● SOURCE MATERIAL
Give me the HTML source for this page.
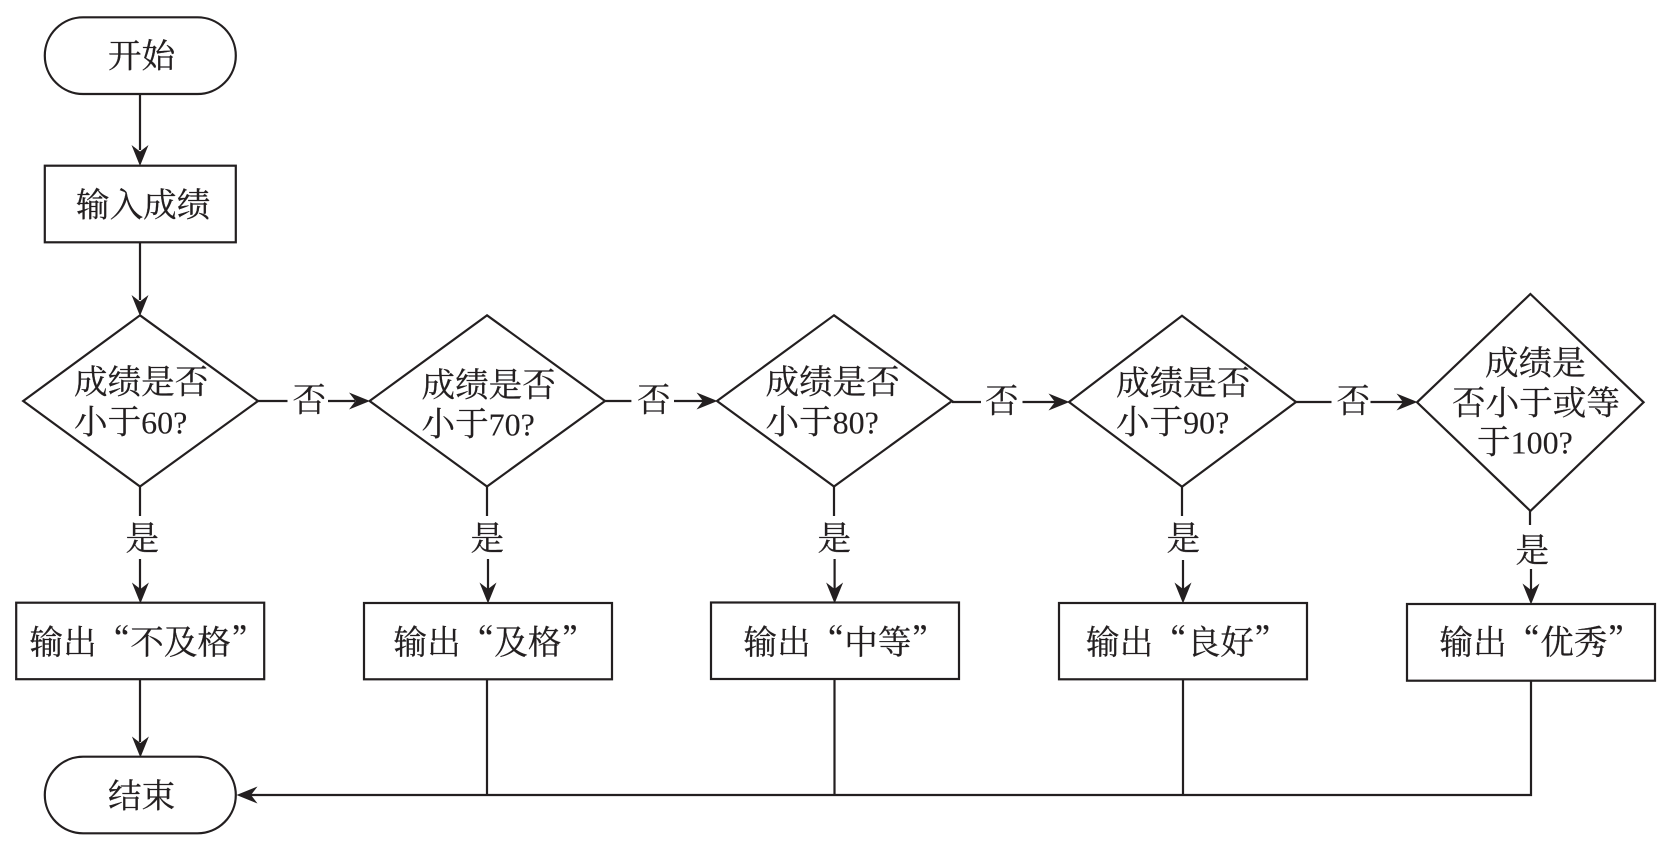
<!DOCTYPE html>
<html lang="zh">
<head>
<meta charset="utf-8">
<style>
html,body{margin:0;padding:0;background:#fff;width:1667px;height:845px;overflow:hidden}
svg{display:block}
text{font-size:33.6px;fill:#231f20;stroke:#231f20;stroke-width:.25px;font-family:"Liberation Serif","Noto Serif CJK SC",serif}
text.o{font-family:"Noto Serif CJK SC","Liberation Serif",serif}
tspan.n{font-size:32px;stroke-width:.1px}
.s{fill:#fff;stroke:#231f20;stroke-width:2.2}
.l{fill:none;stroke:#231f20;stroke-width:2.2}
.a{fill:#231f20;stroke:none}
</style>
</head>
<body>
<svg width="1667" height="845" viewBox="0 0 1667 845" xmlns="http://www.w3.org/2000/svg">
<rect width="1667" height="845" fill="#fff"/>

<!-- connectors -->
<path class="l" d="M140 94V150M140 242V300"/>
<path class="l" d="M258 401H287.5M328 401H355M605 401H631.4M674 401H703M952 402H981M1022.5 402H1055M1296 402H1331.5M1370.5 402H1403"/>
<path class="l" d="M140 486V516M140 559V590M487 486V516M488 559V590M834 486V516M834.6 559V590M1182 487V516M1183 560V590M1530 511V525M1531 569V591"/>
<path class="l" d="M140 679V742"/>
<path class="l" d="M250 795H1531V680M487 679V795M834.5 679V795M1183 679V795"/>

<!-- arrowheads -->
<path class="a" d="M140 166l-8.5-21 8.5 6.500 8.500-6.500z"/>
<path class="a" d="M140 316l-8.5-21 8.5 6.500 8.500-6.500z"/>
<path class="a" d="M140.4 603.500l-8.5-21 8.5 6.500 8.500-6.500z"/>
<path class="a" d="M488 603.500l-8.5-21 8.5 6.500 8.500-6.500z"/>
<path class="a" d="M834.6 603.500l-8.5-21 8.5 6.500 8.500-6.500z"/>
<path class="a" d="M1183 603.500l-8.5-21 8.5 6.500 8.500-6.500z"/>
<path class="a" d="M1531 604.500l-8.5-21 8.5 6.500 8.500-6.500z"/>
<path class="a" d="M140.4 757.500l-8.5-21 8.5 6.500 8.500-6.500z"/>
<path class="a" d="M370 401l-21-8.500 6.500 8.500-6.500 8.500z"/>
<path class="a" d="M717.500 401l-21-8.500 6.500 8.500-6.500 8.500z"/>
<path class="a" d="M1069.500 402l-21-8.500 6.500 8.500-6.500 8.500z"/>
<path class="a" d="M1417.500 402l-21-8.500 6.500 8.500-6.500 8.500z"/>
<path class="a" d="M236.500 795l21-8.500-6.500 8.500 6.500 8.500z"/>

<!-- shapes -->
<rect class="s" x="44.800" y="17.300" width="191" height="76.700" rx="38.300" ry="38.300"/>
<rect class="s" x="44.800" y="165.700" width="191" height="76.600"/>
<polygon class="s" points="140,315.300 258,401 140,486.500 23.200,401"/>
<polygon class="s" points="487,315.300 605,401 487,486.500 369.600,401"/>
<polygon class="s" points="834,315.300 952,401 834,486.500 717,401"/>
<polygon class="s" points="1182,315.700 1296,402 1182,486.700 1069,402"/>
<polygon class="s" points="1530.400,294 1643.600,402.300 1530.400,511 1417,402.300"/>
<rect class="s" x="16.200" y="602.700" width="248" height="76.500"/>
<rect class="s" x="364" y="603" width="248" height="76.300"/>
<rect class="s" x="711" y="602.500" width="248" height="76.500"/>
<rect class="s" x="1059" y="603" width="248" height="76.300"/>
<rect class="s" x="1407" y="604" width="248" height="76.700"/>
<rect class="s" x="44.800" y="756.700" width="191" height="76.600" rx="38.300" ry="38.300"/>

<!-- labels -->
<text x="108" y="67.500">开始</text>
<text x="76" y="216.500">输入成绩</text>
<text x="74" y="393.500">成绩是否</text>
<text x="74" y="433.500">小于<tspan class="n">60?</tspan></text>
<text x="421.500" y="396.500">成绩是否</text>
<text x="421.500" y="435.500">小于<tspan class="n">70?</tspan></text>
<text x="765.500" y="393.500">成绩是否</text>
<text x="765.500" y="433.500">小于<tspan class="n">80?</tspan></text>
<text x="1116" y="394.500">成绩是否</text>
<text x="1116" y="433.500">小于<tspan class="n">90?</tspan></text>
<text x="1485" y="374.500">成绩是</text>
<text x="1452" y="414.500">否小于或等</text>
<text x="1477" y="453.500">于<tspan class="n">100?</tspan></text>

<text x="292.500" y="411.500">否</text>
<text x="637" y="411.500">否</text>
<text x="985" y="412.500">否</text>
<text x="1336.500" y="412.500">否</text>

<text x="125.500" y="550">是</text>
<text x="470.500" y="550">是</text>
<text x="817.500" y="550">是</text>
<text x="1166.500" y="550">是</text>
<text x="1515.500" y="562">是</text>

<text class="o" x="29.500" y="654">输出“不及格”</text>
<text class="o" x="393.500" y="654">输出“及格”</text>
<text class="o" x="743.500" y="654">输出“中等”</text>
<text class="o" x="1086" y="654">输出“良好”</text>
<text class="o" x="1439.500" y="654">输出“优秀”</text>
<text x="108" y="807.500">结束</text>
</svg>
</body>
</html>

...

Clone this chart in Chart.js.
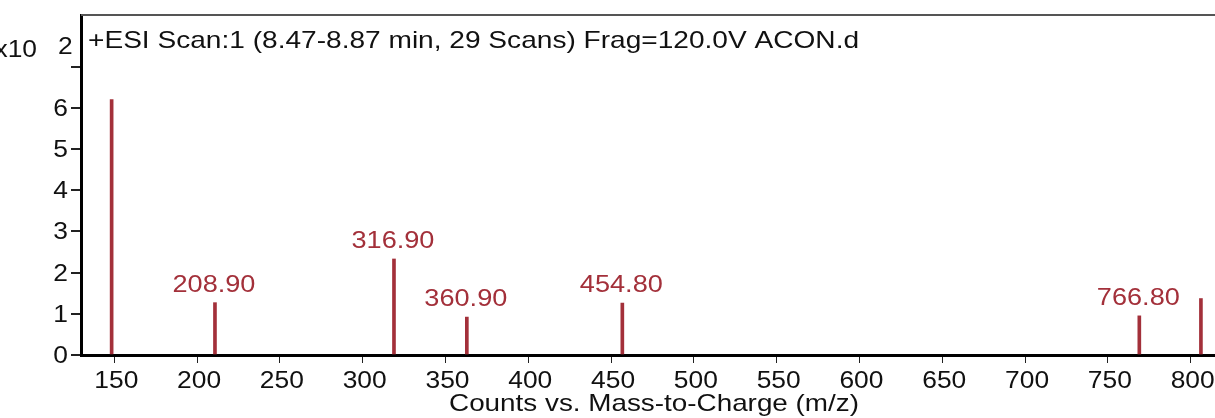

● JOB
Keep the images out of the copy. Repeat word for word only the lines from the one containing "Give me the HTML source for this page." through the one containing "795H1531V680M487 679V795M834.5 679V795M1183", both ends included.

● TASK RESPONSE
Give me the HTML source for this page.
<!DOCTYPE html>
<html lang="zh">
<head>
<meta charset="utf-8">
<style>
html,body{margin:0;padding:0;background:#fff;width:1667px;height:845px;overflow:hidden}
svg{display:block}
text{font-size:33.6px;fill:#231f20;stroke:#231f20;stroke-width:.25px;font-family:"Liberation Serif","Noto Serif CJK SC",serif}
text.o{font-family:"Noto Serif CJK SC","Liberation Serif",serif}
tspan.n{font-size:32px;stroke-width:.1px}
.s{fill:#fff;stroke:#231f20;stroke-width:2.2}
.l{fill:none;stroke:#231f20;stroke-width:2.2}
.a{fill:#231f20;stroke:none}
</style>
</head>
<body>
<svg width="1667" height="845" viewBox="0 0 1667 845" xmlns="http://www.w3.org/2000/svg">
<rect width="1667" height="845" fill="#fff"/>

<!-- connectors -->
<path class="l" d="M140 94V150M140 242V300"/>
<path class="l" d="M258 401H287.5M328 401H355M605 401H631.4M674 401H703M952 402H981M1022.5 402H1055M1296 402H1331.5M1370.5 402H1403"/>
<path class="l" d="M140 486V516M140 559V590M487 486V516M488 559V590M834 486V516M834.6 559V590M1182 487V516M1183 560V590M1530 511V525M1531 569V591"/>
<path class="l" d="M140 679V742"/>
<path class="l" d="M250 795H1531V680M487 679V795M834.5 679V795M1183 679V795"/>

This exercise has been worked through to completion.